The cyanobacteria are photosynthetic procaryotes that carry out an oxygen-evolving photosynthesis virtually identical to that of higher plants. Some cyanobacteria are also capable of nitrogen fixation. Because the enzyme that performs nitrogen fixation is extremely sensitive to oxygen, nitrogen fixation must occur in an anaerobic environment. this creates a special problem for cyanobacteria since oxygen is generated as a byproduct of photosynthesis, and yet photosynthesis is required to produce the energy for nitrogen fixation. Certain filamentous cyanobacteria such as Anabaena deal with this problem by physically separating the functions of nitrogen fixation and photosynthesis. Nitrogen starvation of Anabaena induces certain vegetative cells along the filament to develop into specialized cells called heterocysts. Heterocysts are the exclusive sites of nitrogen fixation within the filament and carry out an incomplete photosynthesis relative to neighboring vegetative cells.
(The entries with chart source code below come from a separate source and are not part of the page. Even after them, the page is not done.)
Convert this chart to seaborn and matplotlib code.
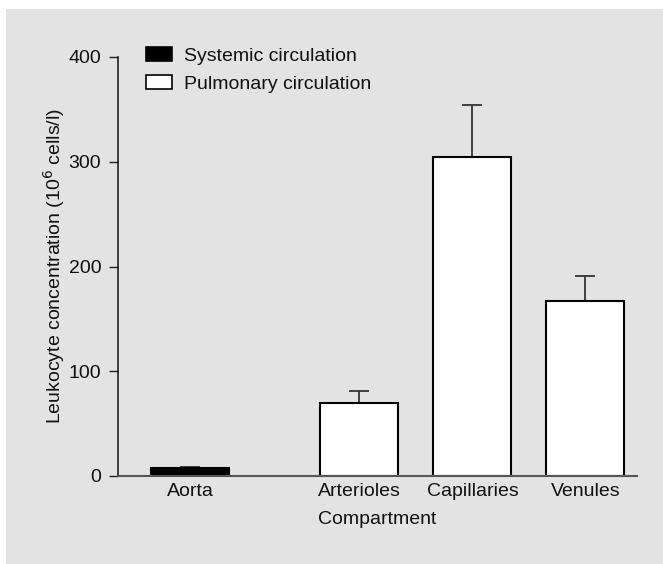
import numpy as np
import pandas as pd
import matplotlib
matplotlib.use('Agg')
import matplotlib.pyplot as plt
from matplotlib.patches import Rectangle, Patch
import seaborn as sns

# ===================== data =====================
compartments = ['Aorta', 'Arterioles', 'Capillaries', 'Venules']
circulation = ['Systemic circulation', 'Pulmonary circulation',
               'Pulmonary circulation', 'Pulmonary circulation']
leukocytes = [8, 70, 305, 167]
leuko_sd = [1, 11, 49, 24]

# layout: gap between aorta and the pulmonary group
x_pos = [0.0, 1.5, 2.5, 3.5]

sns.set_style('ticks')
plt.rcParams['font.family'] = ['Liberation Sans', 'DejaVu Sans']
plt.rcParams['font.size'] = 14
FS = 14

BG = '#e3e3e3'
fig = plt.figure(figsize=(6.63, 5.64), dpi=100, facecolor='white')
fig.patches.append(Rectangle((6 / 663, 0), 1, 1 - 9 / 564, transform=fig.transFigure,
                             facecolor=BG, edgecolor='none', zorder=-10))
ax = fig.add_axes([118 / 663, 88 / 564, 519 / 663, 419 / 564])
ax.set_facecolor(BG)

df = pd.DataFrame({'pos': x_pos, 'value': leukocytes, 'group': circulation})
palette = {'Systemic circulation': 'black', 'Pulmonary circulation': 'white'}
sns.barplot(data=df, x='pos', y='value', hue='group', palette=palette,
            native_scale=True, dodge=False, width=0.69, edgecolor='black',
            linewidth=1.5, legend=False, ax=ax, zorder=2)

# one-sided (upper) error bars
ax.errorbar(x_pos, leukocytes, yerr=[np.zeros(len(leuko_sd)), leuko_sd],
            fmt='none', ecolor='#333333', elinewidth=1.3, capsize=7.5,
            capthick=1.3, zorder=1)

ax.set_xlim(-0.637, 3.956)
ax.set_ylim(0, 400)
ax.set_yticks([0, 100, 200, 300, 400])
ax.set_xticks(x_pos)
ax.set_xticklabels(compartments)
ax.tick_params(axis='x', length=0, pad=5, labelsize=FS, labelcolor='#111111')
ax.tick_params(axis='y', length=6.5, width=1, pad=5.5, labelsize=FS, color='#222222',
               labelcolor='#111111')

for side in ['top', 'right']:
    ax.spines[side].set_visible(False)
ax.spines['left'].set_color('#111111')
ax.spines['left'].set_linewidth(1.1)
ax.spines['bottom'].set_color('#555555')
ax.spines['bottom'].set_linewidth(1.5)

ax.set_xlabel('Compartment', fontsize=FS, labelpad=8, color='#111111')
ax.set_ylabel('Leukocyte concentration (10$^6$ cells/l)', fontsize=FS, labelpad=1,
              color='#111111')

handles = [Patch(facecolor='black', edgecolor='black', linewidth=1.2, label='Systemic circulation'),
           Patch(facecolor='white', edgecolor='black', linewidth=1.2, label='Pulmonary circulation')]
leg = ax.legend(handles=handles, loc='upper left', bbox_to_anchor=(0.054, 1.024), frameon=False,
                fontsize=FS, handlelength=1.34, handleheight=0.77, handletextpad=0.62,
                labelspacing=0.5, borderaxespad=0, borderpad=0)
for t in leg.get_texts():
    t.set_color('#111111')

fig.savefig('out.png', dpi=100, facecolor=fig.get_facecolor())
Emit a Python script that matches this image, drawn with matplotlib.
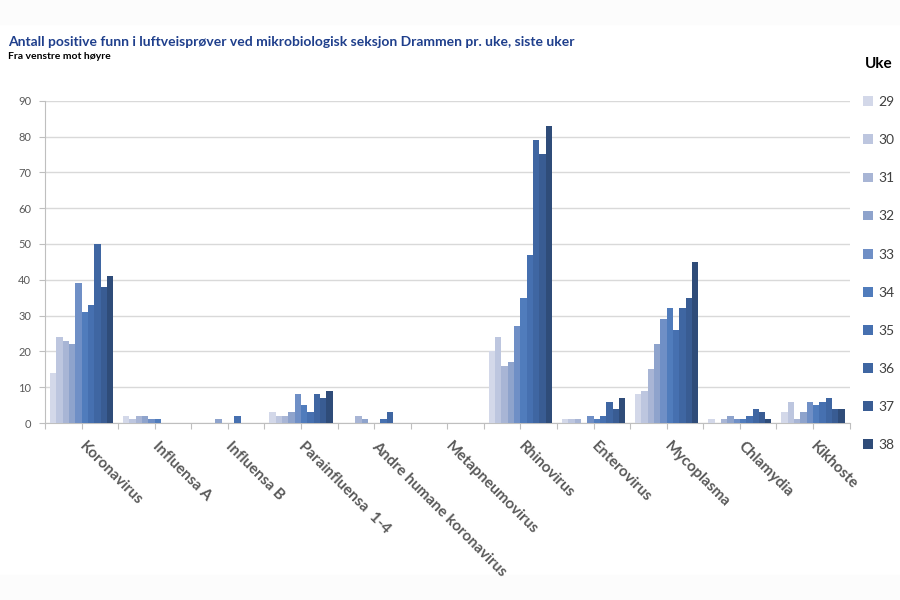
import numpy as np
import matplotlib
matplotlib.use("Agg")
from matplotlib import pyplot as plt
from matplotlib.patches import Rectangle

plt.rcParams['font.family'] = ['Lato', 'DejaVu Sans']

# Kategorier (fra venstre mot høyre)
categories = ['Koronavirus', 'Influensa A', 'Influensa B', 'Parainfluensa  1-4',
              'Andre humane koronavirus', 'Metapneumovirus', 'Rhinovirus',
              'Enterovirus', 'Mycoplasma', 'Chlamydia', 'Kikhoste']
weeks = ['29', '30', '31', '32', '33', '34', '35', '36', '37', '38']

# antall positive funn per uke, en liste per kategori
koronavirus = [14, 24, 23, 22, 39, 31, 33, 50, 38, 41]
influensa_a = [2, 1, 2, 2, 1, 1, 0, 0, 0, 0]
influensa_b = [0, 0, 0, 1, 0, 0, 2, 0, 0, 0]
parainfluensa = [3, 2, 2, 3, 8, 5, 3, 8, 7, 9]
andre_koronavirus = [0, 0, 2, 1, 0, 0, 1, 3, 0, 0]
metapneumovirus = [0, 0, 0, 0, 0, 0, 0, 0, 0, 0]
rhinovirus = [20, 24, 16, 17, 27, 35, 47, 79, 75, 83]
enterovirus = [1, 1, 1, 0, 2, 1, 2, 6, 4, 7]
mycoplasma = [8, 9, 15, 22, 29, 32, 26, 32, 35, 45]
chlamydia = [1, 0, 1, 2, 1, 1, 2, 4, 3, 1]
kikhoste = [3, 6, 1, 3, 6, 5, 6, 7, 4, 4]

week_colors = ['#d3d8e9', '#bdc6df', '#a8b5d5', '#8ea3cc', '#6f8fc6',
               '#507cbc', '#4670b0', '#3f66a2', '#395c93', '#2f4c79']

data = np.array([koronavirus, influensa_a, influensa_b, parainfluensa,
                 andre_koronavirus, metapneumovirus, rhinovirus, enterovirus,
                 mycoplasma, chlamydia, kikhoste])

fig = plt.figure(figsize=(9, 6), dpi=100)
fig.patches.append(Rectangle((0, 0.96), 1, 0.04, transform=fig.transFigure,
                             color='#fcfcfc', zorder=-1))
fig.patches.append(Rectangle((0, 0), 1, 0.042, transform=fig.transFigure,
                             color='#fcfcfc', zorder=-1))
ax = fig.add_axes([0.05, 0.295, 0.894, 0.537])

n_cat = len(categories)
n_w = len(weeks)
group_w = 0.864
bar_w = group_w / n_w
x = np.arange(n_cat)
for i in range(n_w):
    ax.bar(x - group_w / 2 + bar_w * (i + 0.5), data[:, i], width=bar_w,
           color=week_colors[i], label=weeks[i], zorder=3, linewidth=0)

ax.set_xlim(-0.5, n_cat - 0.5)
ax.set_ylim(0, 90)
ax.set_yticks(np.arange(0, 91, 10))
ax.yaxis.grid(True, color='#d9d9d9', linewidth=1)
ax.set_axisbelow(True)
for s in ['top', 'right']:
    ax.spines[s].set_visible(False)
ax.spines['left'].set_color('#bfbfbf')
ax.spines['bottom'].set_color('#bfbfbf')
ax.tick_params(axis='y', colors='#bfbfbf', labelcolor='#595959', labelsize=8,
               length=4, pad=6)

# tick marks at category boundaries and centres, as in the original
ax.set_xticks(np.arange(-0.5, n_cat, 0.5))
ax.set_xticklabels([])
ax.tick_params(axis='x', colors='#bfbfbf', length=4)
for xi, name in zip(x, categories):
    ax.text(xi, -6, name, rotation=-45, rotation_mode='anchor', ha='left',
            va='center', fontsize=11, fontweight='bold', color='#595959',
            transform=ax.transData, clip_on=False)

fig.text(0.009, 0.923, 'Antall positive funn i luftveisprøver ved mikrobiologisk seksjon Drammen pr. uke, siste uker',
         fontsize=10, fontweight='bold', color='#1f3f8c')
fig.text(0.009, 0.902, 'Fra venstre mot høyre', fontsize=7.5, fontweight='bold',
         color='black')

leg = ax.legend(loc='upper left', bbox_to_anchor=(0.953, 0.915), bbox_transform=fig.transFigure,
                frameon=False, title='Uke', fontsize=10, handlelength=0.7,
                handleheight=0.7, handletextpad=0.4, labelspacing=1.88,
                borderaxespad=0)
leg.get_title().set_fontweight('bold')
leg.get_title().set_fontsize(11)
leg._legend_box.sep = 18.4
for t in leg.get_texts():
    t.set_color('#404040')

fig.savefig('out.png', dpi=100)
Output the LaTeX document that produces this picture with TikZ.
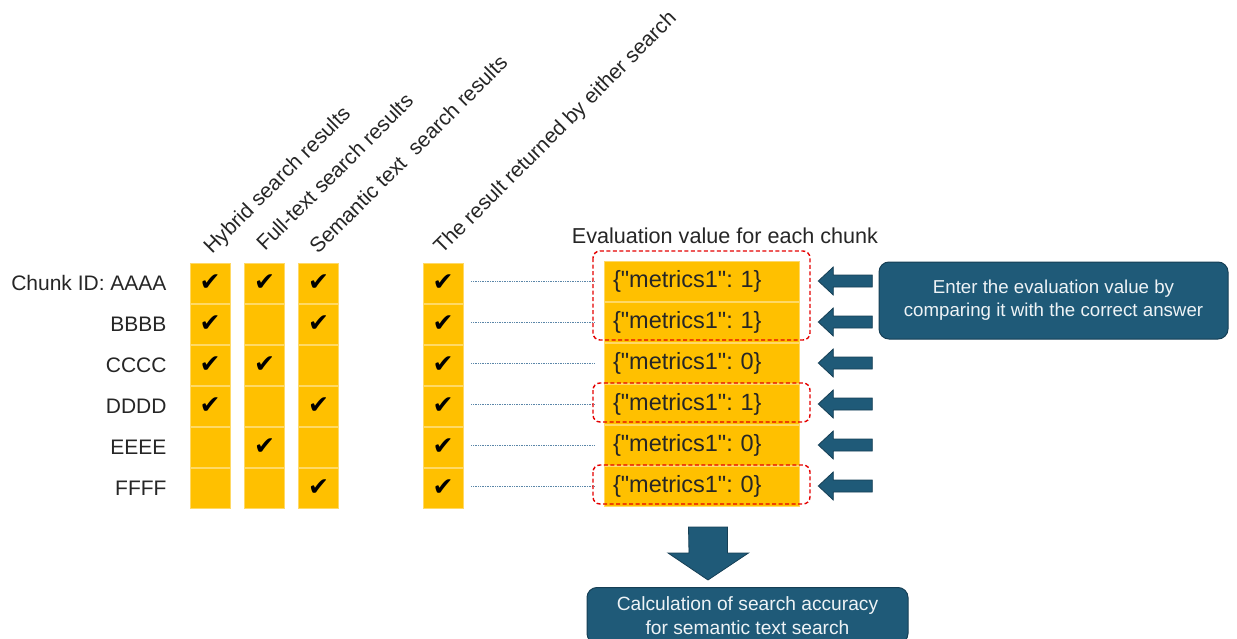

We are interested in how heterocyst development is regulated, in particular how gene expression is controlled during differentiation. Our work has focused on the regulation of gene expression at the level of transcription. One longstanding project concerns characterization of the sequences required to promote gene transcription in Anabaena and how these sequences are utilized for differential gene expression in different cell types during development. We are utilizing a large set of well characterized photosynthesis and nitrogen metabolism genes whose products are differentially expressed in heterocyst and vegetative cells as tools in this project. Using promoter-reporter gene fusions assayed in vivo, we are defining the location of promoter sequences, studying the role of individual nucleotides within promoter regions, examining cell-specific expression, and looking at whether promoter switching occurs during heterocyst development. Additional projects involve the identification and characterization of genes that are up-regulated during heterocyst development.